The research paid off but the aesthetic sensibilities of the publications didn’t affect his artistic point of view.
“I don’t subscribe to beauty norms or societal ideas of beauty. I don’t give a damn if you’re a size 0 or a size 20. You’re beautiful no matter what.” He says “that’s the photographer’s job to either capture your beauty for what it is or make you feel beautiful as they see you so no I don’t subscribe to their societal norms or beauty standards they were just about lighting to me.”
He seeks to use his work to “erase self-hate” and refuses to let his subjects judge themselves in his presence. “I’m not judging you. My assistant’s not judging you. You shouldn’t be judging you.”
Chea continues, “Your curl pattern ain’t as loose? Your shit is mad different textures in different parts of your head and you feel like that makes you less beautiful? Nah it doesn’t! Matter fact let me capture this picture of you in the sunset with your curls flowing in the wind all different textures and show everyone how beautiful you and your hair actually are.”
With apps like Instagram and Snapchat swiftly becoming business owners primary way of reaching their audience quality images matter more than ever. Chea thinks “It’s important for people to have great photographs because in the age of digital media without proper digital representation your personality or what the world knows of you can be misrepresented.”
Of his role in developing the image of businesses spearheaded by Black women he says, “I’m honored. I’m honored to be invited. And to have the opportunity to help, that people feel I should have a role in that. I’m honored to continue.” He’s been given the opportunities largely due to word of mouth. “I don’t think that the images themselves do enough. I don’t think that the images sell it. A lot of the times when I end up working with new influencers or new brands it’s directly related to what they have heard about me from someone else.” He recently shot with a brand CEO referred to him by Walker.

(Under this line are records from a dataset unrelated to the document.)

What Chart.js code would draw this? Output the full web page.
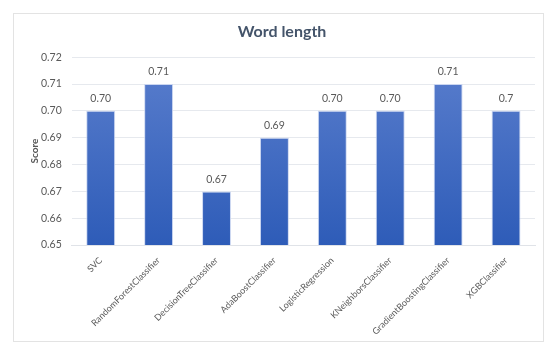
<!DOCTYPE html>
<html>
<head>
<meta charset="utf-8">
<script src="https://cdn.jsdelivr.net/npm/chart.js@4"></script>
<style>
  body { margin: 0; background: #fff; }
  #frame {
    position: absolute; left: 13px; top: 13px;
    width: 529px; height: 327px;
    border: 1px solid #e3e3e3; background: #fff;
  }
</style>
</head>
<body>
<div id="frame"><canvas id="myChart" width="529" height="327"></canvas></div>
<script>
// data
const models = ['SVC', 'RandomForestClassifier', 'DecisionTreeClassifier', 'AdaBoostClassifier',
  'LogisticRegression', 'KNeighborsClassifier', 'GradientBoostingClassifier', 'XGBClassifier'];
const scores = [0.70, 0.71, 0.67, 0.69, 0.70, 0.70, 0.71, 0.70];
const scoreLabels = ['0.70', '0.71', '0.67', '0.69', '0.70', '0.70', '0.71', '0.7'];

const textGray = '#595959';
const fontName = 'Lato, "Open Sans", sans-serif';

// labels above the bars
const barLabels = {
  id: 'barLabels',
  afterDatasetsDraw(chart) {
    const ctx = chart.ctx;
    const meta = chart.getDatasetMeta(0);
    ctx.save();
    ctx.fillStyle = textGray;
    ctx.font = '10.5px ' + fontName;
    ctx.textAlign = 'center';
    ctx.textBaseline = 'middle';
    meta.data.forEach((bar, i) => {
      ctx.fillText(scoreLabels[i], bar.x, bar.y - 12);
    });
    ctx.restore();
  }
};

const ctx = document.getElementById('myChart').getContext('2d');

const myChart = new Chart(ctx, {
  type: 'bar',
  data: {
    labels: models,
    datasets: [{
      label: 'Score',
      data: scores,
      backgroundColor: function(context) {
        const area = context.chart.chartArea;
        if (!area) return '#4472c4';
        const g = context.chart.ctx.createLinearGradient(0, area.top, 0, area.bottom);
        g.addColorStop(0, '#5a7ecd');
        g.addColorStop(1, '#2e5cb8');
        return g;
      },
      borderColor: 'rgba(200,212,240,0.9)',
      borderWidth: 1,
      categoryPercentage: 1,
      barPercentage: 0.5
    }]
  },
  plugins: [barLabels],
  options: {
    responsive: false,
    animation: false,
    layout: { padding: { top: 6, right: 8, left: 15, bottom: 2 } },
    plugins: {
      legend: { display: false },
      tooltip: { enabled: false },
      title: {
        display: true,
        text: 'Word length',
        color: '#44546a',
        font: { family: fontName, size: 16, weight: 'bold' },
        padding: { top: 2, bottom: 16 }
      }
    },
    scales: {
      y: {
        min: 0.65,
        max: 0.72,
        ticks: {
          stepSize: 0.01,
          color: textGray,
          font: { family: fontName, size: 10.5 },
          padding: 10,
          callback: v => v.toFixed(2)
        },
        grid: { color: '#e6e9ee', drawTicks: false },
        border: { display: false },
        title: {
          display: true,
          text: 'Score',
          color: textGray,
          font: { family: fontName, size: 10, weight: 'bold' },
          padding: { top: 0, bottom: -10 }
        }
      },
      x: {
        ticks: {
          color: textGray,
          font: { family: fontName, size: 9 },
          minRotation: 45,
          maxRotation: 45,
          padding: 2
        },
        grid: { display: false },
        border: { color: '#e0e3e8' }
      }
    }
  }
});
</script>
</body>
</html>
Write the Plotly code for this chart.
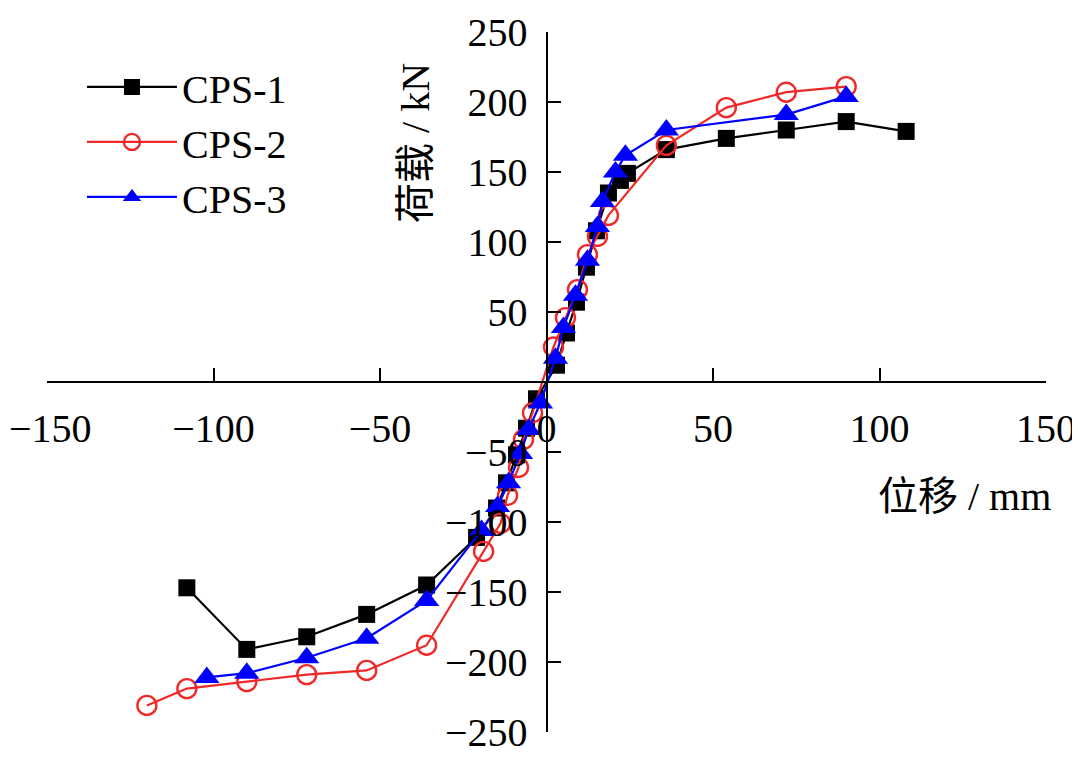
import plotly.graph_objects as go

# ---- data (displacement mm, load kN) ----
cps1_x = [-108, -90, -72, -54, -36, -21, -15, -12, -9, -6, -3, 3, 6, 9, 12, 15, 18.6, 22.2, 24.3, 36, 54, 72, 90, 108]
cps1_y = [-147, -191, -182, -166, -145, -111, -90, -72, -52, -33, -12, 12, 35, 57, 82, 108, 135, 144, 149, 166, 174, 180, 186, 179]

cps2_x = [-120, -108, -90, -72, -54, -36, -18.9, -13.8, -11.7, -8.4, -6.9, -4.2, 2.1, 5.7, 9.3, 12.3, 15.3, 18.6, 36, 54, 72, 90]
cps2_y = [-231, -219, -214, -209, -206, -188, -121, -101, -81, -61, -41, -22, 25, 46, 66, 91, 104, 119, 169, 196, 207, 211]

cps3_x = [-102, -90, -72, -54, -36, -19.5, -14.7, -11.4, -7.8, -5.4, -1.8, 2.7, 5.1, 8.7, 12.3, 15.3, 16.8, 20.7, 23.7, 36, 72, 90]
cps3_y = [-211, -208, -197, -183, -156, -106, -89, -72, -51, -34, -15, 17, 39, 62, 87, 111, 129, 150, 162, 180, 191, 204]

x_ticks = [-150, -100, -50, 0, 50, 100, 150]
y_ticks = [-250, -200, -150, -100, -50, 0, 50, 100, 150, 200, 250]

def lab(v, hide_zero=False):
    if v == 0:
        return "" if hide_zero else "0"
    return ("\u2212" + str(-v)) if v < 0 else str(v)

FONT = "Liberation Serif, Times New Roman, Noto Sans CJK SC, serif"
FS = 40

fig = go.Figure()
fig.add_trace(go.Scatter(x=cps1_x, y=cps1_y, name="CPS-1", mode="lines+markers",
                         line=dict(color="#000000", width=2.2),
                         marker=dict(symbol="square", size=17, color="#000000")))
fig.add_trace(go.Scatter(x=cps2_x, y=cps2_y, name="CPS-2", mode="lines+markers",
                         line=dict(color="#f02828", width=2.2),
                         marker=dict(symbol="circle-open", size=19, color="#f02828",
                                     line=dict(width=2.4, color="#f02828"))))
fig.add_trace(go.Scatter(x=cps3_x, y=cps3_y, name="CPS-3", mode="lines+markers",
                         line=dict(color="#0000ff", width=2.2),
                         marker=dict(symbol="triangle-up", size=22, color="#0000ff")))

# x tick labels: the leftmost one overflows the page edge, so it is drawn as an annotation
x_text = [lab(v) for v in x_ticks]
x_text_axis = ["" if v == x_ticks[0] else t for v, t in zip(x_ticks, x_text)]

fig.update_layout(
    width=1080, height=768,
    margin=dict(l=39, r=42, t=24, b=44),
    paper_bgcolor="white", plot_bgcolor="white",
    font=dict(family=FONT, size=FS, color="black"),
    xaxis=dict(range=[-150, 150], anchor="free", position=0.5, automargin=False,
               showgrid=False, zeroline=False, showline=True, linecolor="black", linewidth=2,
               ticks="inside", ticklen=13, tickwidth=2, tickcolor="black",
               tickvals=x_ticks, ticktext=x_text_axis,
               ticklabelstandoff=11,
               tickfont=dict(family=FONT, size=FS, color="black")),
    yaxis=dict(range=[-250, 250], anchor="free", position=0.5, automargin=False,
               showgrid=False, zeroline=False, showline=True, linecolor="black", linewidth=2,
               ticks="inside", ticklen=13, tickwidth=2, tickcolor="black",
               tickvals=y_ticks, ticktext=[lab(v, True) for v in y_ticks],
               ticklabelstandoff=10,
               tickfont=dict(family=FONT, size=FS, color="black")),
    legend=dict(x=0.035, y=0.968, xanchor="left", yanchor="top",
                bgcolor="rgba(0,0,0,0)", font=dict(family=FONT, size=FS),
                itemwidth=90, tracegroupgap=0),
    showlegend=True,
)

fig.add_annotation(text=x_text[0], xref="x", yref="y", x=x_ticks[0], y=0,
                   xanchor="center", yanchor="top", yshift=-23, xshift=3,
                   showarrow=False, borderpad=0,
                   font=dict(family=FONT, size=FS, color="black"))

fig.add_annotation(text="位移 / mm", xref="paper", yref="paper", x=1.007, y=0.336,
                   xanchor="right", yanchor="middle", showarrow=False,
                   font=dict(family=FONT, size=FS, color="black"))
fig.add_annotation(text="荷载 / kN", xref="paper", yref="paper", x=0.369, y=0.841,
                   xanchor="center", yanchor="middle", showarrow=False, textangle=-90,
                   font=dict(family=FONT, size=FS, color="black"))

fig.write_html("out.html")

The New York native has come a long way from finessing his way behind the velvet ropes of the city he grew up in. “I started out with music photography and it was very strange. At the time I had just graduated college. I spent my last financial check on a DSLR camera and I didn’t know what the hell I was doing. One day I got wind of an event that Diddy was holding for Machine Gun Kelly, one of my boys was like ‘Yo come with me so I was like aight I’m gonna bring my camera.”
After that event he worked his way through the city’s nightlife. “I met up with a couple of people exchanged some emails and I would get invites to events but the invites were not specifically for me so when I would RSVP they would be like ‘nah you can’t come in’ so the early part of my music photography career I was sneaking into events with my camera and brushing shoulders getting my face known.”
One of the people who eventually recognized his familiar face was XXL’s Eric Diep. “We became really cool and that was where I got my first published works.”
Soon he was shooting concert footage of J.Cole, Nicki Minaj, Chris Brown, DJ Khaled and others and getting personal invitations to star-studded events including “Pharell’s Grammy Party.”
While he’s “expanded his parameters” into the beauty and lifestyle industries music is still an integral part of his creative process. He says on set “music is mandatory” and “If you catch me in the city without a pair of headphones in my pocket I’ll give you $20.”